Contest sponsors must be bolder in seeking to make their contests stand out. For example, since perceived danger is an evergreen hook, the next wave of contests likely will be more adventuresome and “extreme.”
Contest sponsors should push the edge in other ways as well, with catchy variations on themes like “biggest,” “most,” “wackiest” and so on — think the video equivalent of a hotdog-eating contest with both hands tied behind your back while tuxedoed waiters yodel in the background. In other words, something CNN might run.
April 28, 2007
The number of video contests being sponsored by marketers continues to rise. Brands as diverse as Heinz, AccuWeather and Mr. Clean have gotten in on the act. And in the background is a constant drum of contests at video site Metacafe, and various contest-only sites such as Bix.
Marketers preparing to jump in should beware of three major challenges facing this increasingly popular publicity format:
First is dilution. Contests that culminated by airing winning usertisements during the Super Bowl stood out, but smaller contests since then have competed with one another for attention without the benefit of a large built-in audience.
Second is audience development. Again, the comparison is to the Super Bowl, which is an event in itself, whereas most video contests aren’t.

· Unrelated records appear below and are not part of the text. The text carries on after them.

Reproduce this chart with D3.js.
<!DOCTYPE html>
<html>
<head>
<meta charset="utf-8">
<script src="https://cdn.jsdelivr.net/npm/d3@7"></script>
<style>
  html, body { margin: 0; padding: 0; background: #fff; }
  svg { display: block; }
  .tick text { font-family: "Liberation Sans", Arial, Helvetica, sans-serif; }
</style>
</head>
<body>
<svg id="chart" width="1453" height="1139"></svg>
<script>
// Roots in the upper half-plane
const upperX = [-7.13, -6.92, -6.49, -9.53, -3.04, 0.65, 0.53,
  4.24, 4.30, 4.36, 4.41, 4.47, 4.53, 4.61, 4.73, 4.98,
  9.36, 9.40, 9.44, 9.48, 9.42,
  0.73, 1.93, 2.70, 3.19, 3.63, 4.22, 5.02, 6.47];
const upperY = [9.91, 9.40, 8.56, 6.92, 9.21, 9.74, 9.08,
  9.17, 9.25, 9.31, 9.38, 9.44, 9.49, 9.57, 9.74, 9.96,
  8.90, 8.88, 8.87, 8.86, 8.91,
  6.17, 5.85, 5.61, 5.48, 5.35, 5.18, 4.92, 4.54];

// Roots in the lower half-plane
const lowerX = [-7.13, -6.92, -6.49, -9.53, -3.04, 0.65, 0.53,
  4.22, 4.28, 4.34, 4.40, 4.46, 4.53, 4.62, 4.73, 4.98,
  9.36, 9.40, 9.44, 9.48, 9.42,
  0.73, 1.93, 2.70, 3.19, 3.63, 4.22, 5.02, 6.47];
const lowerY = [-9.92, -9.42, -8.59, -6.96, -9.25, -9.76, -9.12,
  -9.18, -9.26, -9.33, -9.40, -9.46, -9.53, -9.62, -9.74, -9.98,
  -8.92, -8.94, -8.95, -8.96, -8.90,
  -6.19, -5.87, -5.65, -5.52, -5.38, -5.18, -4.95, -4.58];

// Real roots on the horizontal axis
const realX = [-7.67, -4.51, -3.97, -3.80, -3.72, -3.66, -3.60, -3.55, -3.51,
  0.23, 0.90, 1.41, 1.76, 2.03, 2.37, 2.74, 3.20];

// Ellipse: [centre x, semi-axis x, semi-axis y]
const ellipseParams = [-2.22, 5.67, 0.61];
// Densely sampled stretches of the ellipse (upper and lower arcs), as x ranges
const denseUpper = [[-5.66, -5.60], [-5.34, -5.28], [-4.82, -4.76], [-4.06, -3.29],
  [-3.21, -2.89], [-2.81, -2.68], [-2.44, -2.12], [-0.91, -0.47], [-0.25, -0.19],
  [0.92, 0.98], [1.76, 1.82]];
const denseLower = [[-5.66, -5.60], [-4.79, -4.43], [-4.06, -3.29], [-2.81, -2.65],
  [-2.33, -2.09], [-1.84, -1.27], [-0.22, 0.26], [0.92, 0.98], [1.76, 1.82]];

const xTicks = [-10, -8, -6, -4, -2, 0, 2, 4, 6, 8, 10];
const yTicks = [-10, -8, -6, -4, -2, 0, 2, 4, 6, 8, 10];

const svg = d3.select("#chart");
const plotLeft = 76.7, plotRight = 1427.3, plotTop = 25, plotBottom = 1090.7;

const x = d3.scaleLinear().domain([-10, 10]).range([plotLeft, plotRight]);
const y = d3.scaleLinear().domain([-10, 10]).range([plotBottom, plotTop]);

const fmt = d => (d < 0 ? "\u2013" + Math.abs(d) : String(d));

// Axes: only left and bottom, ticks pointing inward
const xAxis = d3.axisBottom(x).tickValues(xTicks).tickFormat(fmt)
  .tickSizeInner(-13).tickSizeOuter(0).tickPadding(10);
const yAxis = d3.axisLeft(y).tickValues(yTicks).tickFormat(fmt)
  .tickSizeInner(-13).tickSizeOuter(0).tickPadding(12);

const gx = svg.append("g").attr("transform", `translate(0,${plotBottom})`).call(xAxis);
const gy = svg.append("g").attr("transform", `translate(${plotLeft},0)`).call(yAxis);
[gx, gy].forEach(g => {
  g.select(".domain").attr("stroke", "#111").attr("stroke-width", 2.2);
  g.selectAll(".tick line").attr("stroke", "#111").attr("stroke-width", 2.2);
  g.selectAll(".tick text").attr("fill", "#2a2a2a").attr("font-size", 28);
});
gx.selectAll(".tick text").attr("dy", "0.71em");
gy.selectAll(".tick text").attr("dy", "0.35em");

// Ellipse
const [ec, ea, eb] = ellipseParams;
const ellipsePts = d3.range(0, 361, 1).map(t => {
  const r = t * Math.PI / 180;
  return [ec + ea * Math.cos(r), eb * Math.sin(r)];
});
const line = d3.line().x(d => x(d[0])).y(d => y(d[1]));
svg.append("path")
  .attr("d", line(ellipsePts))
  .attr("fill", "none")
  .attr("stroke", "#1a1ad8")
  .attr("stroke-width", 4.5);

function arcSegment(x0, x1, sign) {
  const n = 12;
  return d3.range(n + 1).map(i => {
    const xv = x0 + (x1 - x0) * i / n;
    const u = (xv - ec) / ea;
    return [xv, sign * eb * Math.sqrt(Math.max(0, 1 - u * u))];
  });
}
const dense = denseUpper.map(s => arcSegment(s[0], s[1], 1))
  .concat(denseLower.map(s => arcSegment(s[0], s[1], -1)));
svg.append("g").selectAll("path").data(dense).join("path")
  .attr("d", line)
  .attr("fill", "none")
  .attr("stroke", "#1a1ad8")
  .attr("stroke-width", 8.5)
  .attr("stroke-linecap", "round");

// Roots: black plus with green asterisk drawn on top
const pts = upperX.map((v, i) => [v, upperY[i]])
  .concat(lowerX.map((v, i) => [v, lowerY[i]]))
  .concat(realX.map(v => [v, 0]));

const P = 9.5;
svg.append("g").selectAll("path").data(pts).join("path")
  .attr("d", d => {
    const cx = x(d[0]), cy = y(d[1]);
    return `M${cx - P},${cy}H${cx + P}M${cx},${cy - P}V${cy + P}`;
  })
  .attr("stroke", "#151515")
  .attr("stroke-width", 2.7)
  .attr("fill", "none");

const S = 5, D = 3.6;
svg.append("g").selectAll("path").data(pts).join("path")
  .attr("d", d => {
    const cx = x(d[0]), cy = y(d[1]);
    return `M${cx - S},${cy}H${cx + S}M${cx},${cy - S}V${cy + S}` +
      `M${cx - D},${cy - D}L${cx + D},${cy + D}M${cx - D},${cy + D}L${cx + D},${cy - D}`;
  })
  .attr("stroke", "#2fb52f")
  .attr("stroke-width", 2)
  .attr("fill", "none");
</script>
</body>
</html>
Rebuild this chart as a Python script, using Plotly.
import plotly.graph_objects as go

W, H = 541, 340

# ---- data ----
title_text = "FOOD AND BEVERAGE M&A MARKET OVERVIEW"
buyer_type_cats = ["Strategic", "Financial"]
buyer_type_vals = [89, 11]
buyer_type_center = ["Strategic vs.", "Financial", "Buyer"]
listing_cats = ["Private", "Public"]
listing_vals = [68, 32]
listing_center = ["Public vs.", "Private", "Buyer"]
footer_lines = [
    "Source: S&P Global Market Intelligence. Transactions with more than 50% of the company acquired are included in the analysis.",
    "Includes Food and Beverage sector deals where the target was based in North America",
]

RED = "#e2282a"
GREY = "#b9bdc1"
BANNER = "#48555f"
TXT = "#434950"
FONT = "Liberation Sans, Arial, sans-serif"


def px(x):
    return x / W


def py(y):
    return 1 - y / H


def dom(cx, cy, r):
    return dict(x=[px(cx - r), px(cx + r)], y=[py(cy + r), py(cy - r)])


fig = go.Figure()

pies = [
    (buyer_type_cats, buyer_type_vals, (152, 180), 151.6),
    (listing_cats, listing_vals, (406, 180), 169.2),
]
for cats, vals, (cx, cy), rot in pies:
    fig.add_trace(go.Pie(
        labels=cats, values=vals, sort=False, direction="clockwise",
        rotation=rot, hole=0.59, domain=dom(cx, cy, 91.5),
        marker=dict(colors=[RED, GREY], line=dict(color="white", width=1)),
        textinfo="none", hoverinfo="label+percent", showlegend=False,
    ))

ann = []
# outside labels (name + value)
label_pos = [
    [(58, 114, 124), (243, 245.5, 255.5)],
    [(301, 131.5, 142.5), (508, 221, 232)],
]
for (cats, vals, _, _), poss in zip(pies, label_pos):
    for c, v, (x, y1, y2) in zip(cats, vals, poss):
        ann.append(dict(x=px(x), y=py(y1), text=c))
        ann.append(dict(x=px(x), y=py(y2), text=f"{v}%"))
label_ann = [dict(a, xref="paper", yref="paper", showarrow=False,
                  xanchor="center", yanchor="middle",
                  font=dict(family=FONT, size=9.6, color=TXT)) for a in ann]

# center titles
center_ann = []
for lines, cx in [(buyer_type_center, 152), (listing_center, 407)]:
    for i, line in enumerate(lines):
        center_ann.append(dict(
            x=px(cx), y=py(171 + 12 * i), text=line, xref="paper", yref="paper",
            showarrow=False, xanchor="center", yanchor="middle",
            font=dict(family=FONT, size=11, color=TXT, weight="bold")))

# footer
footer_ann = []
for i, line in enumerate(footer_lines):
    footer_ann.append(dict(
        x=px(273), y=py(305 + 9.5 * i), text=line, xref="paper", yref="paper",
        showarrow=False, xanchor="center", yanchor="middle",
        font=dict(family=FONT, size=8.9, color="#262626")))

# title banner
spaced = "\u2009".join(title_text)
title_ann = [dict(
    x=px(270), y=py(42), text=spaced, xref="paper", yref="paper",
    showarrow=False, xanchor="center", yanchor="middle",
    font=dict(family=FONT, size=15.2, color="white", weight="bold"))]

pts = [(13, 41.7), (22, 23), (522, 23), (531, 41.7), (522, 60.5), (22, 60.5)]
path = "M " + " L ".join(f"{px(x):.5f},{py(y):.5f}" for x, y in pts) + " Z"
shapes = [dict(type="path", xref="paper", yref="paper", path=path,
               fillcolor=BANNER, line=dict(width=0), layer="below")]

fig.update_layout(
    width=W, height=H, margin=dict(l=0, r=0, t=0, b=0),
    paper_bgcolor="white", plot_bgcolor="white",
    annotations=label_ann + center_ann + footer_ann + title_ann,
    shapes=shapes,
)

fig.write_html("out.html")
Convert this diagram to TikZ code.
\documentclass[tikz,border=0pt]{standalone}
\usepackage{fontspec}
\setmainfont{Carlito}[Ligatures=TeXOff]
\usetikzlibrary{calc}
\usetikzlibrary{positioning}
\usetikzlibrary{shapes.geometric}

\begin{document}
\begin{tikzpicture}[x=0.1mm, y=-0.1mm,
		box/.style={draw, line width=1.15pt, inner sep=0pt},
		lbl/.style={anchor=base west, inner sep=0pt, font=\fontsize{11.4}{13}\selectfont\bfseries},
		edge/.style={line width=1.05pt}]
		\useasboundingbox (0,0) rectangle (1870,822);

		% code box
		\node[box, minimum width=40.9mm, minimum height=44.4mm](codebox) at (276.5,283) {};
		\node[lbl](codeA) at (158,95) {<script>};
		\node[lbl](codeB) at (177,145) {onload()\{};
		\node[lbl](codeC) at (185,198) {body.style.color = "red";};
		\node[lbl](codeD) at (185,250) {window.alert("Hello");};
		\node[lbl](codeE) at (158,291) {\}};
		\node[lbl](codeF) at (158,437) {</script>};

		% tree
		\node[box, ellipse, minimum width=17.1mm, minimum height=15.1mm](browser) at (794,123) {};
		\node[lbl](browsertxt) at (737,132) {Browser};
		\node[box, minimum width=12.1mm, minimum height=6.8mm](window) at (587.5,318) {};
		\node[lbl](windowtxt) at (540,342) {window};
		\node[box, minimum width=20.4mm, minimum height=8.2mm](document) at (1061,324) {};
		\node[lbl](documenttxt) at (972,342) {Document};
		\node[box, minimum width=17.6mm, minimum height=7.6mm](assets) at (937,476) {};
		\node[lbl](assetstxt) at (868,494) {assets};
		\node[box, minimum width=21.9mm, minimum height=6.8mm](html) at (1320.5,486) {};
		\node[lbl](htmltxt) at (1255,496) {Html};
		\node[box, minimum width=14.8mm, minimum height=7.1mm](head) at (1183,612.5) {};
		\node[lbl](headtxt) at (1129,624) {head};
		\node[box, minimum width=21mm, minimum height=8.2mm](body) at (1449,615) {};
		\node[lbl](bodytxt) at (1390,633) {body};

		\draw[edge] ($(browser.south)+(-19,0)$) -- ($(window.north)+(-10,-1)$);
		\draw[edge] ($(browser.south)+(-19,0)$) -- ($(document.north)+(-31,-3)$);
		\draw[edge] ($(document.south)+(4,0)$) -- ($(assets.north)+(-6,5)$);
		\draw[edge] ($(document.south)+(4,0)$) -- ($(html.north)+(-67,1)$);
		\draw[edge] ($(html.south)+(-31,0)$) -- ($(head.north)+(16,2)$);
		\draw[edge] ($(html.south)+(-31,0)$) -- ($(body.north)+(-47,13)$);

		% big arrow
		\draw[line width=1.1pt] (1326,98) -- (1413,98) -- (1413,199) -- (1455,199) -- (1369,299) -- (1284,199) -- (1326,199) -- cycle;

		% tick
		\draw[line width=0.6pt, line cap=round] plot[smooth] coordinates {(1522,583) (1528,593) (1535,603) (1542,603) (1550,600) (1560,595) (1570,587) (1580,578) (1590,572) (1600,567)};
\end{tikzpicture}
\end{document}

Third is attracting entries. This may seem counterintuitive given the massive numbers of videos posted to YouTube with no thought to getting paid, but most content worth watching is posted by a small number of talented semi-professional usertainers who are very strategic about what they create, and where they post it. Luring them to produce quality, original content limited to a single contest venue can be a major challenge.